== Exercise ==
Copy out the listing in full, exactly as written, but not its pictures.

== Given entries ==
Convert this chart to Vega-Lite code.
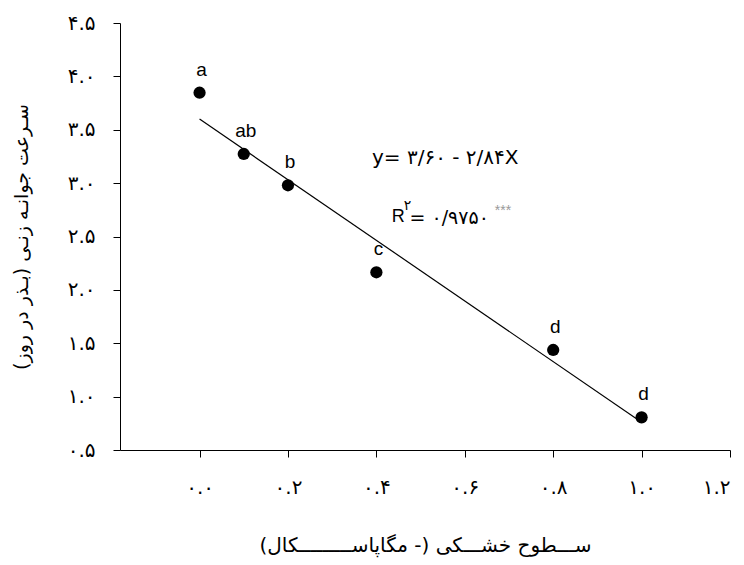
{
  "$schema": "https://vega.github.io/schema/vega-lite/v6.json",
  "width": 610,
  "height": 427,
  "autosize": "none",
  "padding": {"left": 120, "top": 23, "right": 14, "bottom": 115},
  "background": "white",
  "config": {
    "view": {"stroke": null},
    "font": "Liberation Sans, DejaVu Sans",
    "axis": {
      "grid": false,
      "domainColor": "black",
      "tickColor": "black",
      "labelColor": "black",
      "titleColor": "black",
      "domainWidth": 1,
      "tickWidth": 1,
      "tickSize": 7,
      "labelFontSize": 20,
      "titleFontSize": 19,
      "titleFontWeight": "normal",
      "labelFont": "DejaVu Sans",
      "titleFont": "DejaVu Sans"
    }
  },
  "layer": [
    {
      "data": {"values": [{"drought": 0, "rate": 3.60}, {"drought": 1.0, "rate": 0.76}]},
      "mark": {"type": "line", "color": "black", "strokeWidth": 1.2},
      "encoding": {
        "x": {
          "field": "drought", "type": "quantitative",
          "scale": {"domain": [-0.18, 1.2], "nice": false, "zero": false},
          "axis": {
            "values": [0, 0.2, 0.4, 0.6, 0.8, 1.0, 1.2],
            "labelExpr": "slice('\u06f0\u06f1\u06f2\u06f3\u06f4\u06f5\u06f6\u06f7\u06f8\u06f9', floor(datum.value + 0.000001), floor(datum.value + 0.000001) + 1) + '.' + slice('\u06f0\u06f1\u06f2\u06f3\u06f4\u06f5\u06f6\u06f7\u06f8\u06f9', round(datum.value * 10) % 10, round(datum.value * 10) % 10 + 1)",
            "labelPadding": 20,
            "title": "\u200fســـطوح خشـــکی (- مگاپاســـــــــکال)\u200f",
            "titleFontSize": 20,
            "titlePadding": 38
          }
        },
        "y": {
          "field": "rate", "type": "quantitative",
          "scale": {"domain": [0.5, 4.5], "nice": false, "zero": false},
          "axis": {
            "values": [0.5, 1.0, 1.5, 2.0, 2.5, 3.0, 3.5, 4.0, 4.5],
            "labelExpr": "slice('\u06f0\u06f1\u06f2\u06f3\u06f4\u06f5\u06f6\u06f7\u06f8\u06f9', floor(datum.value + 0.000001), floor(datum.value + 0.000001) + 1) + '.' + slice('\u06f0\u06f1\u06f2\u06f3\u06f4\u06f5\u06f6\u06f7\u06f8\u06f9', round(datum.value * 10) % 10, round(datum.value * 10) % 10 + 1)",
            "labelPadding": 18,
            "title": "\u200fسـرعت جوانـه زنـی (بـذر در روز)\u200f",
            "titlePadding": 36
          }
        }
      }
    },
    {
      "data": {"values": [
        {"drought": 0.0, "rate": 3.847, "group": "a"},
        {"drought": 0.1, "rate": 3.273, "group": "ab"},
        {"drought": 0.2, "rate": 2.98, "group": "b"},
        {"drought": 0.4, "rate": 2.165, "group": "c"},
        {"drought": 0.8, "rate": 1.437, "group": "d"},
        {"drought": 1.0, "rate": 0.806, "group": "d"}
      ]},
      "layer": [
        {
          "mark": {"type": "circle", "color": "black", "size": 150, "opacity": 1},
          "encoding": {
            "x": {"field": "drought", "type": "quantitative"},
            "y": {"field": "rate", "type": "quantitative"}
          }
        },
        {
          "mark": {"type": "text", "fontSize": 19, "dy": -23, "dx": 2, "color": "black", "font": "Liberation Sans"},
          "encoding": {
            "x": {"field": "drought", "type": "quantitative"},
            "y": {"field": "rate", "type": "quantitative"},
            "text": {"field": "group"}
          }
        }
      ]
    },
    {
      "data": {"values": [{"t": "y= \u06f3/\u06f6\u06f0 - \u06f2/\u06f8\u06f4X"}]},
      "mark": {"type": "text", "align": "left", "baseline": "middle", "fontSize": 20, "color": "black", "font": "DejaVu Sans"},
      "encoding": {"x": {"datum": 0.39}, "y": {"datum": 3.235}, "text": {"field": "t"}}
    },
    {
      "data": {"values": [{"t": "R"}]},
      "mark": {"type": "text", "align": "left", "baseline": "middle", "fontSize": 18, "color": "black"},
      "encoding": {"x": {"datum": 0.435}, "y": {"datum": 2.683}, "text": {"field": "t"}}
    },
    {
      "data": {"values": [{"t": "\u06f2"}]},
      "mark": {"type": "text", "align": "left", "baseline": "middle", "fontSize": 14, "color": "black", "font": "DejaVu Sans"},
      "encoding": {"x": {"datum": 0.462}, "y": {"datum": 2.79}, "text": {"field": "t"}}
    },
    {
      "data": {"values": [{"t": "= \u06f0/\u06f9\u06f7\u06f5\u06f0"}]},
      "mark": {"type": "text", "align": "left", "baseline": "middle", "fontSize": 19, "color": "black", "font": "DejaVu Sans"},
      "encoding": {"x": {"datum": 0.475}, "y": {"datum": 2.673}, "text": {"field": "t"}}
    },
    {
      "data": {"values": [{"t": "***"}]},
      "mark": {"type": "text", "align": "left", "baseline": "middle", "fontSize": 14, "color": "#999999"},
      "encoding": {"x": {"datum": 0.668}, "y": {"datum": 2.74}, "text": {"field": "t"}}
    }
  ]
}
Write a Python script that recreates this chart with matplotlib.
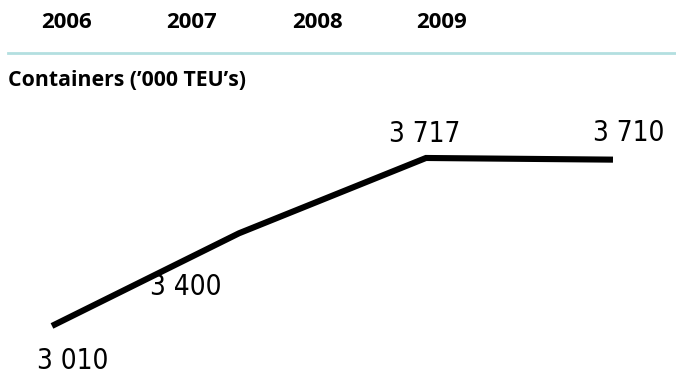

== Result for this task ==
Convert this chart to Vega-Lite code.
{
  "$schema": "https://vega.github.io/schema/vega-lite/v6.json",
  "width": 610,
  "height": 427,
  "autosize": "none",
  "padding": {"left": 120, "top": 23, "right": 14, "bottom": 115},
  "background": "white",
  "config": {
    "view": {"stroke": null},
    "font": "Liberation Sans, DejaVu Sans",
    "axis": {
      "grid": false,
      "domainColor": "black",
      "tickColor": "black",
      "labelColor": "black",
      "titleColor": "black",
      "domainWidth": 1,
      "tickWidth": 1,
      "tickSize": 7,
      "labelFontSize": 20,
      "titleFontSize": 19,
      "titleFontWeight": "normal",
      "labelFont": "DejaVu Sans",
      "titleFont": "DejaVu Sans"
    }
  },
  "layer": [
    {
      "data": {"values": [{"drought": 0, "rate": 3.60}, {"drought": 1.0, "rate": 0.76}]},
      "mark": {"type": "line", "color": "black", "strokeWidth": 1.2},
      "encoding": {
        "x": {
          "field": "drought", "type": "quantitative",
          "scale": {"domain": [-0.18, 1.2], "nice": false, "zero": false},
          "axis": {
            "values": [0, 0.2, 0.4, 0.6, 0.8, 1.0, 1.2],
            "labelExpr": "slice('\u06f0\u06f1\u06f2\u06f3\u06f4\u06f5\u06f6\u06f7\u06f8\u06f9', floor(datum.value + 0.000001), floor(datum.value + 0.000001) + 1) + '.' + slice('\u06f0\u06f1\u06f2\u06f3\u06f4\u06f5\u06f6\u06f7\u06f8\u06f9', round(datum.value * 10) % 10, round(datum.value * 10) % 10 + 1)",
            "labelPadding": 20,
            "title": "\u200fســـطوح خشـــکی (- مگاپاســـــــــکال)\u200f",
            "titleFontSize": 20,
            "titlePadding": 38
          }
        },
        "y": {
          "field": "rate", "type": "quantitative",
          "scale": {"domain": [0.5, 4.5], "nice": false, "zero": false},
          "axis": {
            "values": [0.5, 1.0, 1.5, 2.0, 2.5, 3.0, 3.5, 4.0, 4.5],
            "labelExpr": "slice('\u06f0\u06f1\u06f2\u06f3\u06f4\u06f5\u06f6\u06f7\u06f8\u06f9', floor(datum.value + 0.000001), floor(datum.value + 0.000001) + 1) + '.' + slice('\u06f0\u06f1\u06f2\u06f3\u06f4\u06f5\u06f6\u06f7\u06f8\u06f9', round(datum.value * 10) % 10, round(datum.value * 10) % 10 + 1)",
            "labelPadding": 18,
            "title": "\u200fسـرعت جوانـه زنـی (بـذر در روز)\u200f",
            "titlePadding": 36
          }
        }
      }
    },
    {
      "data": {"values": [
        {"drought": 0.0, "rate": 3.847, "group": "a"},
        {"drought": 0.1, "rate": 3.273, "group": "ab"},
        {"drought": 0.2, "rate": 2.98, "group": "b"},
        {"drought": 0.4, "rate": 2.165, "group": "c"},
        {"drought": 0.8, "rate": 1.437, "group": "d"},
        {"drought": 1.0, "rate": 0.806, "group": "d"}
      ]},
      "layer": [
        {
          "mark": {"type": "circle", "color": "black", "size": 150, "opacity": 1},
          "encoding": {
            "x": {"field": "drought", "type": "quantitative"},
            "y": {"field": "rate", "type": "quantitative"}
          }
        },
        {
          "mark": {"type": "text", "fontSize": 19, "dy": -23, "dx": 2, "color": "black", "font": "Liberation Sans"},
          "encoding": {
            "x": {"field": "drought", "type": "quantitative"},
            "y": {"field": "rate", "type": "quantitative"},
            "text": {"field": "group"}
          }
        }
      ]
    },
    {
      "data": {"values": [{"t": "y= \u06f3/\u06f6\u06f0 - \u06f2/\u06f8\u06f4X"}]},
      "mark": {"type": "text", "align": "left", "baseline": "middle", "fontSize": 20, "color": "black", "font": "DejaVu Sans"},
      "encoding": {"x": {"datum": 0.39}, "y": {"datum": 3.235}, "text": {"field": "t"}}
    },
    {
      "data": {"values": [{"t": "R"}]},
      "mark": {"type": "text", "align": "left", "baseline": "middle", "fontSize": 18, "color": "black"},
      "encoding": {"x": {"datum": 0.435}, "y": {"datum": 2.683}, "text": {"field": "t"}}
    },
    {
      "data": {"values": [{"t": "\u06f2"}]},
      "mark": {"type": "text", "align": "left", "baseline": "middle", "fontSize": 14, "color": "black", "font": "DejaVu Sans"},
      "encoding": {"x": {"datum": 0.462}, "y": {"datum": 2.79}, "text": {"field": "t"}}
    },
    {
      "data": {"values": [{"t": "= \u06f0/\u06f9\u06f7\u06f5\u06f0"}]},
      "mark": {"type": "text", "align": "left", "baseline": "middle", "fontSize": 19, "color": "black", "font": "DejaVu Sans"},
      "encoding": {"x": {"datum": 0.475}, "y": {"datum": 2.673}, "text": {"field": "t"}}
    },
    {
      "data": {"values": [{"t": "***"}]},
      "mark": {"type": "text", "align": "left", "baseline": "middle", "fontSize": 14, "color": "#999999"},
      "encoding": {"x": {"datum": 0.668}, "y": {"datum": 2.74}, "text": {"field": "t"}}
    }
  ]
}
Write a Python script that recreates this chart with matplotlib.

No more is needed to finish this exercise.